▶ [Data segment]:
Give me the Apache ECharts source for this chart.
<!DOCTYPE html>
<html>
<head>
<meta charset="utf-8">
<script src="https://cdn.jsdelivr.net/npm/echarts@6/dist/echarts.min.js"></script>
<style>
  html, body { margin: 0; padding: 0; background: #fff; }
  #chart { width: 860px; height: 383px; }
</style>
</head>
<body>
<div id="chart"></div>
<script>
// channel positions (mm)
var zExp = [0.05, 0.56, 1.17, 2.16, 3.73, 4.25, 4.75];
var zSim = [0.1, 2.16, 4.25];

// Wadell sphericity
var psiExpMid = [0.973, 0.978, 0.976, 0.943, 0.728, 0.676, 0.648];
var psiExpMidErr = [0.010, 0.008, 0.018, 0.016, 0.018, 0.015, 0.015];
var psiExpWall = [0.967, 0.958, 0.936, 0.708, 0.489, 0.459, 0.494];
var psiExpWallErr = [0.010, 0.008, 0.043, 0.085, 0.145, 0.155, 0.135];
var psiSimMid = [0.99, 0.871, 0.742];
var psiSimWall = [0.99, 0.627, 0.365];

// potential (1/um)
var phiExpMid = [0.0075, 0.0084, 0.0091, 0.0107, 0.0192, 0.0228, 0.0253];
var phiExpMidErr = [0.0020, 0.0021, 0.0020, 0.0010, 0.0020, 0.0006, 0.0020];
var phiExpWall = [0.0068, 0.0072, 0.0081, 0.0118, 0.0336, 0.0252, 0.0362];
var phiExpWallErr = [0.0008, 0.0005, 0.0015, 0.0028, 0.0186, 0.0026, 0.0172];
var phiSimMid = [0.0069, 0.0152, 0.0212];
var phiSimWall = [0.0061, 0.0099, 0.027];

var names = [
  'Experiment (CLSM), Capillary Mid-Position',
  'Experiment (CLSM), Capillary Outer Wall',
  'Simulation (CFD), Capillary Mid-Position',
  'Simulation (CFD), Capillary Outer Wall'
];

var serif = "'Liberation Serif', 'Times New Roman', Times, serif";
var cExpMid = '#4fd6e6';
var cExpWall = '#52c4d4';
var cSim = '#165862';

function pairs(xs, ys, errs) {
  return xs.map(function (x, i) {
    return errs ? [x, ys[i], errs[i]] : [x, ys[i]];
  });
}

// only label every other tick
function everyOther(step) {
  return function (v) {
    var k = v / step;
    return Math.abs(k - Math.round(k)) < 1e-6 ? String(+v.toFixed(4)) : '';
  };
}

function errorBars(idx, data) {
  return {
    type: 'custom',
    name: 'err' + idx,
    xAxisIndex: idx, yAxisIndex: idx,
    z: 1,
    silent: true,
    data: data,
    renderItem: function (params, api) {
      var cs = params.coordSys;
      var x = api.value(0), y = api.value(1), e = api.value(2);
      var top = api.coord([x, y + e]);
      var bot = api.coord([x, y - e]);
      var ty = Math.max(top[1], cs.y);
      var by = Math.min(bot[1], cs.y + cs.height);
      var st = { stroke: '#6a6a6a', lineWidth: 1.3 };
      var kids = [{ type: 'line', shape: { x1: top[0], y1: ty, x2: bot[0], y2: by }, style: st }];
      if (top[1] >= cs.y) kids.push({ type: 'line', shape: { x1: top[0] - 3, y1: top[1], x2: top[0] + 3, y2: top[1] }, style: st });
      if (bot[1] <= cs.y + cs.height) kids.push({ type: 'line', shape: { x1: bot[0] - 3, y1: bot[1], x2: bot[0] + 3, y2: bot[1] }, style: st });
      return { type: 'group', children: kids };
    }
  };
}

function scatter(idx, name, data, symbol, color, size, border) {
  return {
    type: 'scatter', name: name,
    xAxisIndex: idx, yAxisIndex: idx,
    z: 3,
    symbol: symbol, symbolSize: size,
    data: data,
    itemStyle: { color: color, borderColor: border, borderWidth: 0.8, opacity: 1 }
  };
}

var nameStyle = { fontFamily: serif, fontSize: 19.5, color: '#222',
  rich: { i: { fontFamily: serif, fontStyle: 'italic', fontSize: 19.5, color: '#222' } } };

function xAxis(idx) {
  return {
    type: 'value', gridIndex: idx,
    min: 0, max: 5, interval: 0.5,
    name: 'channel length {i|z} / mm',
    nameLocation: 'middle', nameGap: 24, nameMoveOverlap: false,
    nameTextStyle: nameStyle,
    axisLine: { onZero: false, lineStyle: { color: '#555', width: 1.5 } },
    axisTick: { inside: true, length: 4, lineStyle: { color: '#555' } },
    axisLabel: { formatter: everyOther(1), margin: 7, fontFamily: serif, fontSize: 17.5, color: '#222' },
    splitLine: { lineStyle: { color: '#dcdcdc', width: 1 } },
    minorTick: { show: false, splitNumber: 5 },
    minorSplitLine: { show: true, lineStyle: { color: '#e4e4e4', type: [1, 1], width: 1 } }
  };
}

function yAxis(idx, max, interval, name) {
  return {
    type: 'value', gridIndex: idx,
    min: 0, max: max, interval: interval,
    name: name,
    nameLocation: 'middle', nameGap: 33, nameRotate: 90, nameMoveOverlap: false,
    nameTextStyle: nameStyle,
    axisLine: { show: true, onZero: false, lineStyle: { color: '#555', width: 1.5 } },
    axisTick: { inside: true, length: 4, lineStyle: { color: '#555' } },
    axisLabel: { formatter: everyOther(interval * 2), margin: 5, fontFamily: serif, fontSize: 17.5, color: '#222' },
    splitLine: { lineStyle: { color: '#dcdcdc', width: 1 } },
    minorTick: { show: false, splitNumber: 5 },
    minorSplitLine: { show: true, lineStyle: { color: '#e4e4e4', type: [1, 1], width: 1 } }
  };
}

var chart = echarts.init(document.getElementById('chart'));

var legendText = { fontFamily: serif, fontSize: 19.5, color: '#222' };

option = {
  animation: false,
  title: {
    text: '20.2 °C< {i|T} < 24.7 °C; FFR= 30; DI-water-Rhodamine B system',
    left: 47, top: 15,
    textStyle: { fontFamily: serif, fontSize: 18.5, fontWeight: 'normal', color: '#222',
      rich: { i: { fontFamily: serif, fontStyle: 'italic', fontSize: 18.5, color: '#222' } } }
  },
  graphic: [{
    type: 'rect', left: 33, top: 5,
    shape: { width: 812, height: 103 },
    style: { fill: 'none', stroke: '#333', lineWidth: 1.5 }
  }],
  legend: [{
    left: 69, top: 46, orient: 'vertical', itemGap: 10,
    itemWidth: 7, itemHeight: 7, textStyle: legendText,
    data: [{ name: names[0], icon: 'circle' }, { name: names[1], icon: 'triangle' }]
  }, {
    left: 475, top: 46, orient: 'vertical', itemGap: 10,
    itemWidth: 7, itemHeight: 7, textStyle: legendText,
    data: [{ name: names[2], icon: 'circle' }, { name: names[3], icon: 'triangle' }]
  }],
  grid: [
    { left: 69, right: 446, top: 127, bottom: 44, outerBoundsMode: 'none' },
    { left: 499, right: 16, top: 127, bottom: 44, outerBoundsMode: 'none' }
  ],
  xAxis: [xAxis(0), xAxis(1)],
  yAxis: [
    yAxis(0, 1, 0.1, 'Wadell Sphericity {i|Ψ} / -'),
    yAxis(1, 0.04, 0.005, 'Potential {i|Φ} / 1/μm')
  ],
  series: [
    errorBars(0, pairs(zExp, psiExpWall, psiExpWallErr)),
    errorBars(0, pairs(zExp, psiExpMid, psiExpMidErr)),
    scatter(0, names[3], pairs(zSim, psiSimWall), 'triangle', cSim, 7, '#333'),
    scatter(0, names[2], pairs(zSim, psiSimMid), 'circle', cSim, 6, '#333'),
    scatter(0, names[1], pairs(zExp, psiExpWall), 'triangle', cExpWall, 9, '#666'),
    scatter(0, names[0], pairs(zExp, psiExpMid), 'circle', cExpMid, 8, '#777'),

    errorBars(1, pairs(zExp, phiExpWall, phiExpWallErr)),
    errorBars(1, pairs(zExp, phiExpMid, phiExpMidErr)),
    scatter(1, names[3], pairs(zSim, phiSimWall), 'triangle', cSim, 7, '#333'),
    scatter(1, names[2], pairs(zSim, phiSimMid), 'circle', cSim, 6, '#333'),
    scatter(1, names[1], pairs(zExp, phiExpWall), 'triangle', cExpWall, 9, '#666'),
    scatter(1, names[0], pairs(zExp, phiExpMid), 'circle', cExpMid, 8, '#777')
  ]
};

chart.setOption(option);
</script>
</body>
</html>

▶ [The task]: Look at the material above and copy, word for word, its lines from the first through the one containing "var phiSimWall = [0.0061, 0.0099, 0.027];".

▶ [Solution to this task]:
Give me the Apache ECharts source for this chart.
<!DOCTYPE html>
<html>
<head>
<meta charset="utf-8">
<script src="https://cdn.jsdelivr.net/npm/echarts@6/dist/echarts.min.js"></script>
<style>
  html, body { margin: 0; padding: 0; background: #fff; }
  #chart { width: 860px; height: 383px; }
</style>
</head>
<body>
<div id="chart"></div>
<script>
// channel positions (mm)
var zExp = [0.05, 0.56, 1.17, 2.16, 3.73, 4.25, 4.75];
var zSim = [0.1, 2.16, 4.25];

// Wadell sphericity
var psiExpMid = [0.973, 0.978, 0.976, 0.943, 0.728, 0.676, 0.648];
var psiExpMidErr = [0.010, 0.008, 0.018, 0.016, 0.018, 0.015, 0.015];
var psiExpWall = [0.967, 0.958, 0.936, 0.708, 0.489, 0.459, 0.494];
var psiExpWallErr = [0.010, 0.008, 0.043, 0.085, 0.145, 0.155, 0.135];
var psiSimMid = [0.99, 0.871, 0.742];
var psiSimWall = [0.99, 0.627, 0.365];

// potential (1/um)
var phiExpMid = [0.0075, 0.0084, 0.0091, 0.0107, 0.0192, 0.0228, 0.0253];
var phiExpMidErr = [0.0020, 0.0021, 0.0020, 0.0010, 0.0020, 0.0006, 0.0020];
var phiExpWall = [0.0068, 0.0072, 0.0081, 0.0118, 0.0336, 0.0252, 0.0362];
var phiExpWallErr = [0.0008, 0.0005, 0.0015, 0.0028, 0.0186, 0.0026, 0.0172];
var phiSimMid = [0.0069, 0.0152, 0.0212];
var phiSimWall = [0.0061, 0.0099, 0.027];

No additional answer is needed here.